# What is C:\$extend\$UsnJrnl:$J:$DATA ???



## xwxcrazyloki

What is this C:\$extend\$UsnJrnl:$J:$DATA thing?. Its spread out into hundreds of clusters and totally throws off my defrag program and is locked. Can someone tell me how to delete it because it is really starting to bug me!

OS: Server 2003
Defrag: O&O Defrag server 10


----------



## Triple6

See if this helps: http://microsoft-personal-operating...blic.windowsxp.general/2026959/1/Default.aspx


----------



## xwxcrazyloki

Well how do I delete it, and prevent them from happening again?


----------



## Triple6

You don't delete it, you leave it.


----------



## FireBreath

You can indeed delete the USNJRNL, and then recreate it with chkdsk. (surprised a moderator didn't know this  )

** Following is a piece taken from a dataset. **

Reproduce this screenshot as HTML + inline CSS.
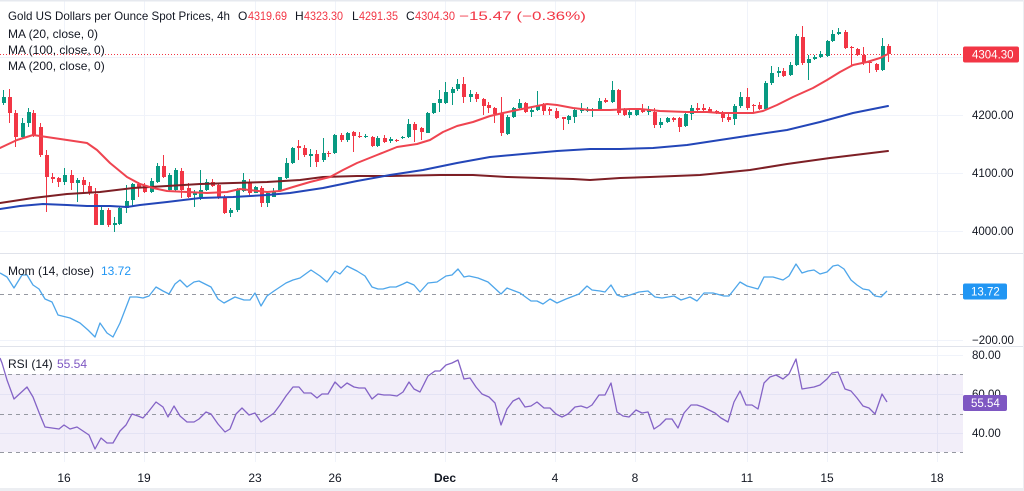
<!DOCTYPE html>
<html><head><meta charset="utf-8"><style>
html,body{margin:0;padding:0;background:#fff;}
body{width:1024px;height:491px;overflow:hidden;}
svg{display:block;font-family:"Liberation Sans",Arial,sans-serif;}
</style></head><body>
<svg width="1024" height="491" viewBox="0 0 1024 491" xmlns="http://www.w3.org/2000/svg">
<rect x="0" y="0" width="1024" height="491" fill="#fff"/>
<!-- grid -->
<g stroke="#f0f3fa" stroke-width="1">
<path d="M64.5 0V462M144.5 0V462M255.5 0V462M335.5 0V462M445.5 0V462M555.5 0V462M635.5 0V462M747.5 0V462M827.5 0V462M937.5 0V462"/>
<path d="M0 57.5H963M0 115.5H963M0 173.5H963M0 231.5H963M0 340.5H963M0 355.5H963M0 394.5H963M0 433.5H963"/>
</g>
<!-- pane separators -->
<path d="M0 253.5H1024M0 346.5H1024" stroke="#e0e3eb" stroke-width="1"/>
<!-- RSI band -->
<rect x="0" y="374" width="963" height="78" fill="#7e57c2" fill-opacity="0.1"/>
<g stroke="#9598a1" stroke-width="1" stroke-dasharray="4,4">
<path d="M0 294.5H963M0 374.5H963M0 414.5H963M0 452.5H963"/>
</g>
<!-- price line -->
<path d="M0 54.5H963" stroke="#f23645" stroke-width="1" stroke-dasharray="1,2"/>
<!-- candles green -->
<path stroke="#089981" stroke-width="1" fill="none" d="M3.5 90V105M22.5 118V138M28.5 108V127M64.5 168V185M77.5 178V202M101.5 207V225M114.5 217V232M119.5 207V225M126.5 185V213M132.5 183V207M151.5 178V193M157.5 163V183M169.5 173V192M175.5 168V192M194.5 190V207M200.5 170V200M206.5 179V191M230.5 208V217M237.5 188V212M243.5 173V192M255.5 186V193M267.5 192V207M273.5 188V197M279.5 177V192M286.5 158V179M292.5 147V164M310.5 149V167M323.5 138V162M334.5 134V154M347.5 132V142M365.5 134V138M377.5 136V147M390.5 137V143M402.5 136V139M408.5 119V138M427.5 112V133M433.5 103V114M439.5 90V112M445.5 82V104M452.5 87V105M457.5 79V91M470.5 90V102M507.5 115V135M513.5 107V118M519.5 99V110M531.5 108V117M537.5 91V111M568.5 115V124M574.5 108V123M581.5 103V113M587.5 107V112M592.5 108V117M599.5 98V111M612.5 81V103M629.5 109V118M636.5 108V116M648.5 106V115M660.5 118V128M667.5 117V123M685.5 113V127M691.5 105V120M734.5 104V125M740.5 92V108M765.5 81V110M771.5 66V85M778.5 67V77M790.5 62V76M796.5 34V66M808.5 55V80M814.5 55V60M820.5 51V58M827.5 40V57M832.5 30V42M838.5 28V35M882.5 38V71"/>
<path fill="#089981" d="M2 97h4v6h-4zM21 123h4v14h-4zM27 112h4v11h-4zM63 175h4v7h-4zM76 180h4v3h-4zM100 210h4v15h-4zM113 223h4v2h-4zM118 208h4v16h-4zM125 201h4v7h-4zM131 184h4v16h-4zM150 181h4v11h-4zM156 166h4v16h-4zM168 175h4v15h-4zM174 170h4v20h-4zM193 193h4v2h-4zM199 190h4v7h-4zM205 182h4v8h-4zM229 210h4v3h-4zM236 190h4v20h-4zM242 180h4v11h-4zM254 187h4v6h-4zM266 193h4v10h-4zM272 191h4v6h-4zM278 177h4v14h-4zM285 163h4v15h-4zM291 148h4v15h-4zM309 154h4v2h-4zM322 153h4v7h-4zM333 135h4v18h-4zM346 133h4v7h-4zM364 136h4v1h-4zM376 138h4v8h-4zM389 139h4v2h-4zM401 137h4v1h-4zM407 124h4v13h-4zM426 113h4v20h-4zM432 103h4v10h-4zM438 99h4v4h-4zM444 92h4v11h-4zM451 89h4v4h-4zM456 84h4v5h-4zM469 94h4v3h-4zM506 117h4v17h-4zM512 108h4v9h-4zM518 103h4v5h-4zM530 110h4v2h-4zM536 106h4v4h-4zM567 116h4v4h-4zM573 110h4v7h-4zM580 109h4v2h-4zM586 109h4v2h-4zM591 109h4v2h-4zM598 101h4v9h-4zM611 90h4v12h-4zM628 112h4v3h-4zM635 109h4v6h-4zM647 110h4v2h-4zM659 122h4v3h-4zM666 118h4v4h-4zM684 114h4v12h-4zM690 108h4v6h-4zM733 106h4v13h-4zM739 97h4v9h-4zM764 83h4v26h-4zM770 73h4v10h-4zM777 71h4v2h-4zM789 65h4v10h-4zM795 36h4v29h-4zM807 59h4v4h-4zM813 57h4v2h-4zM819 54h4v3h-4zM826 41h4v15h-4zM831 34h4v7h-4zM837 32h4v2h-4zM881 46h4v24h-4z"/>
<!-- candles red -->
<path stroke="#f23645" stroke-width="1" fill="none" d="M9.5 89V123M15.5 110V147M33.5 110V137M40.5 123V157M46.5 150V212M52.5 173V183M58.5 177V187M71.5 170V190M83.5 177V193M89.5 182V195M95.5 188V225M108.5 208V227M138.5 182V197M144.5 183V193M163.5 155V178M181.5 168V198M188.5 183V198M212.5 179V187M218.5 184V199M224.5 195V214M249.5 179V195M261.5 186V207M298.5 140V160M304.5 145V157M316.5 150V167M328.5 151V157M341.5 133V142M353.5 131V152M359.5 132V138M372.5 136V147M384.5 135V143M396.5 139V142M414.5 122V142M421.5 127V140M463.5 77V103M476.5 92V102M483.5 98V115M488.5 102V113M494.5 107V123M501.5 97V136M525.5 102V113M543.5 103V115M549.5 107V115M556.5 108V119M563.5 117V130M605.5 98V103M618.5 89V115M624.5 108V116M642.5 104V113M654.5 108V128M673.5 117V122M679.5 117V132M697.5 103V113M703.5 104V112M709.5 107V112M716.5 110V114M722.5 111V122M728.5 113V122M747.5 88V110M753.5 104V112M759.5 102V110M783.5 68V77M802.5 26V65M845.5 30V49M851.5 46V65M857.5 48V56M863.5 47V65M869.5 61V73M876.5 63V72M888.5 44V62"/>
<path fill="#f23645" d="M8 97h4v16h-4zM14 113h4v24h-4zM32 113h4v22h-4zM39 127h4v28h-4zM45 155h4v22h-4zM51 177h4v2h-4zM57 178h4v4h-4zM70 175h4v8h-4zM82 180h4v5h-4zM88 186h4v7h-4zM94 194h4v31h-4zM107 210h4v15h-4zM137 184h4v4h-4zM143 185h4v7h-4zM162 166h4v11h-4zM180 171h4v19h-4zM187 188h4v9h-4zM211 182h4v4h-4zM217 185h4v13h-4zM223 197h4v16h-4zM248 182h4v11h-4zM260 188h4v15h-4zM297 146h4v2h-4zM303 148h4v7h-4zM315 154h4v8h-4zM327 153h4v1h-4zM340 135h4v5h-4zM352 132h4v4h-4zM358 136h4v1h-4zM371 137h4v9h-4zM383 138h4v4h-4zM395 140h4v1h-4zM413 124h4v6h-4zM420 128h4v4h-4zM462 84h4v13h-4zM475 94h4v5h-4zM482 99h4v7h-4zM487 105h4v3h-4zM493 108h4v6h-4zM500 113h4v20h-4zM524 103h4v9h-4zM542 105h4v6h-4zM548 109h4v2h-4zM555 111h4v7h-4zM562 117h4v2h-4zM604 100h4v2h-4zM617 90h4v23h-4zM623 110h4v5h-4zM641 109h4v3h-4zM653 112h4v13h-4zM672 118h4v2h-4zM678 118h4v9h-4zM696 108h4v2h-4zM702 108h4v2h-4zM708 109h4v3h-4zM715 111h4v2h-4zM721 113h4v5h-4zM727 117h4v3h-4zM746 97h4v11h-4zM752 105h4v1h-4zM758 105h4v4h-4zM782 71h4v5h-4zM801 37h4v26h-4zM844 32h4v16h-4zM850 47h4v1h-4zM856 49h4v6h-4zM862 55h4v8h-4zM868 62h4v1h-4zM875 64h4v6h-4zM887 46h4v8h-4z"/>
<!-- MAs -->
<g fill="none" stroke-width="2" stroke-linejoin="round" stroke-linecap="round">
<polyline stroke="#7d1f25" points="0,203 33,198 67,194 100,192 133,188 167,186 200,184 233,183 267,182 300,180 323,177 357,176 390,176 440,175 473,175 507,177 540,178 573,179 590,180 620,178 650,177 700,175 750,170 787,164 830,158 888,151"/>
<polyline stroke="#2346b8" points="0,209 20,206 43,204 67,205 87,206 110,206 127,207 140,205 167,202 200,198 233,197 267,195 290,193 323,188 357,181 390,175 423,170 457,163 490,157 523,154 557,151 590,149 620,149 653,148 687,145 720,140 753,135 787,130 820,122 853,113 888,106"/>
<polyline stroke="#ef4450" points="0,148 17,140 33,135 40,136 67,140 87,143 97,150 110,163 127,177 140,184 153,188 167,191 187,192 207,193 227,192 240,189 267,192 280,191 293,187 310,182 330,177 343,170 357,163 377,155 397,147 417,144 430,140 443,132 457,126 473,122 490,116 503,113 517,110 537,106 547,104 557,105 573,108 590,110 610,110 630,109 640,109 660,111 687,112 707,112 720,113 733,113 753,113 763,111 777,105 793,97 813,88 827,80 840,72 853,65 867,62 880,58 888,54"/>
</g>
<!-- Momentum -->
<polyline fill="none" stroke="#4ea6ea" stroke-width="1.3" stroke-linejoin="round" points="0,273 7,277 14,288 22,275 27,275 33,285 39,289 45,299 52,302 58,315 70,318 80,323 88,330 95,337 100,323 107,333 113,337 120,323 130,297 137,297 143,298 149,296 156,287 163,291 169,294 175,284 180,280 187,287 194,282 199,281 205,284 211,287 218,299 224,303 235,297 244,300 250,300 255,293 261,306 267,296 274,291 286,283 293,280 300,278 311,270 320,276 327,282 335,271 340,274 347,266 357,271 365,276 372,287 378,289 383,289 390,287 396,287 403,284 407,282 414,285 420,292 428,283 437,282 446,276 452,275 458,269 464,277 469,276 478,278 488,282 501,294 507,288 520,293 531,301 537,301 543,304 550,299 557,303 566,299 579,294 587,286 592,290 600,291 605,292 611,285 617,295 623,297 630,295 639,292 648,291 655,297 662,298 674,296 681,300 690,297 697,301 704,293 713,293 724,296 729,296 740,282 747,286 758,289 764,277 773,277 783,280 789,276 796,264 802,273 808,271 814,270 820,274 827,272 833,266 838,265 844,269 851,280 857,285 863,289 869,290 875,296 881,297 887,291"/>
<!-- RSI -->
<polyline fill="none" stroke="#8463c6" stroke-width="1.3" stroke-linejoin="round" points="0,358 2,363 7,380 14,399 27,387 33,397 40,415 45,427 52,428 59,429 64,425 70,429 77,427 83,431 89,435 95,449 101,438 107,443 113,443 120,431 126,425 132,414 138,416 143,418 149,411 156,402 163,407 168,417 174,406 180,416 187,422 194,422 199,419 206,412 211,414 218,424 225,432 230,429 236,414 242,408 249,415 255,413 261,422 267,418 274,413 280,405 286,396 293,387 299,387 304,393 311,393 317,398 322,394 328,394 335,382 341,388 347,383 354,387 359,388 365,388 372,399 378,394 384,395 390,395 397,396 403,392 409,382 414,389 420,392 428,376 435,371 440,371 446,365 452,363 458,360 464,379 470,378 476,387 482,394 489,397 495,403 501,425 507,409 513,401 519,398 525,407 531,406 537,402 544,408 550,408 556,414 562,417 568,414 575,407 581,406 587,408 592,405 599,395 605,395 611,383 617,412 623,416 629,417 636,410 642,413 648,412 654,429 660,425 666,419 672,419 678,428 684,413 691,405 697,405 703,407 709,410 715,413 721,418 728,422 734,402 740,391 746,405 752,405 758,409 764,383 770,377 776,375 783,379 789,374 796,359 802,389 808,388 814,387 820,385 827,379 832,373 838,372 845,389 851,391 857,398 863,406 869,408 875,414 882,394 887,402"/>
<!-- legends -->
<g font-size="12" fill="#131722">
<text x="8" y="20" textLength="222" lengthAdjust="spacingAndGlyphs">Gold US Dollars per Ounce Spot Prices, 4h</text>
<text x="238" y="20">O</text><text x="248" y="20" fill="#f23645" textLength="39" lengthAdjust="spacingAndGlyphs">4319.69</text>
<text x="295" y="20">H</text><text x="304" y="20" fill="#f23645" textLength="39" lengthAdjust="spacingAndGlyphs">4323.30</text>
<text x="352" y="20">L</text><text x="359" y="20" fill="#f23645" textLength="39" lengthAdjust="spacingAndGlyphs">4291.35</text>
<text x="406" y="20">C</text><text x="415" y="20" fill="#f23645" textLength="40" lengthAdjust="spacingAndGlyphs">4304.30</text>
<text x="459" y="20" fill="#f23645" textLength="127" lengthAdjust="spacingAndGlyphs">−15.47 (−0.36%)</text>
<text x="8" y="38">MA (20, close, 0)</text>
<text x="8" y="54">MA (100, close, 0)</text>
<text x="8" y="70">MA (200, close, 0)</text>
<text x="8" y="275">Mom (14, close)</text>
<text x="101" y="275" fill="#2196f3">13.72</text>
<text x="8" y="368">RSI (14)</text>
<text x="57" y="368" fill="#7e57c2">55.54</text>
</g>
<!-- right axis -->
<g font-size="11.5" fill="#131722">
<text x="972" y="119">4200.00</text>
<text x="972" y="177">4100.00</text>
<text x="972" y="235">4000.00</text>
<text x="972" y="344">−200.00</text>
<text x="972" y="359">80.00</text>
<text x="972" y="398">60.00</text>
<text x="972" y="437">40.00</text>
</g>
<rect x="963" y="46.5" width="56" height="16" rx="2" fill="#f23645"/>
<text x="972" y="58.5" font-size="11.5" fill="#fff">4304.30</text>
<rect x="963" y="283.5" width="44" height="16" rx="2" fill="#2196f3"/>
<text x="971" y="295.5" font-size="11.5" fill="#fff">13.72</text>
<rect x="963" y="395" width="44" height="16" rx="2" fill="#7e57c2"/>
<text x="971" y="407" font-size="11.5" fill="#fff">55.54</text>
<!-- x axis -->
<g font-size="12" fill="#131722" text-anchor="middle">
<text x="64" y="482">16</text>
<text x="144" y="482">19</text>
<text x="255" y="482">23</text>
<text x="335" y="482">26</text>
<text x="445" y="482" font-weight="bold">Dec</text>
<text x="555" y="482">4</text>
<text x="635" y="482">8</text>
<text x="747" y="482">11</text>
<text x="827" y="482">15</text>
<text x="937" y="482">18</text>
</g>
<!-- frame -->
<rect x="0" y="0" width="1024" height="1.5" fill="#e6e9ef"/>
<rect x="0" y="488" width="1024" height="3" fill="#eceef2"/>
<rect x="1023" y="0" width="1" height="491" fill="#eceef2"/>
</svg>
</body></html>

Instructions on how to use fsutil.exe to remove the journal, and how to use chkdsk.exe to rebuild it, can be found here: http://support.microsoft.com/kb/311724


----------



## Triple6

And the point would be what when their is no problem with the computer?


----------



## barada999

Triple6 said:


> And the point would be what when their is no problem with the computer?


don't know, but in my case I ran Perfectdisk to attempt to free up more shrink space to create a new partition with Vista. Prior to running PD, Vista told me I had 130gb of shrink space (out of 400gb+ free space). After running PD I had just over a gig! There was a metadata file at the end of the drive, which appeared to be usnjrnl. Fortunately running PD a second time offline moved it to the front.


----------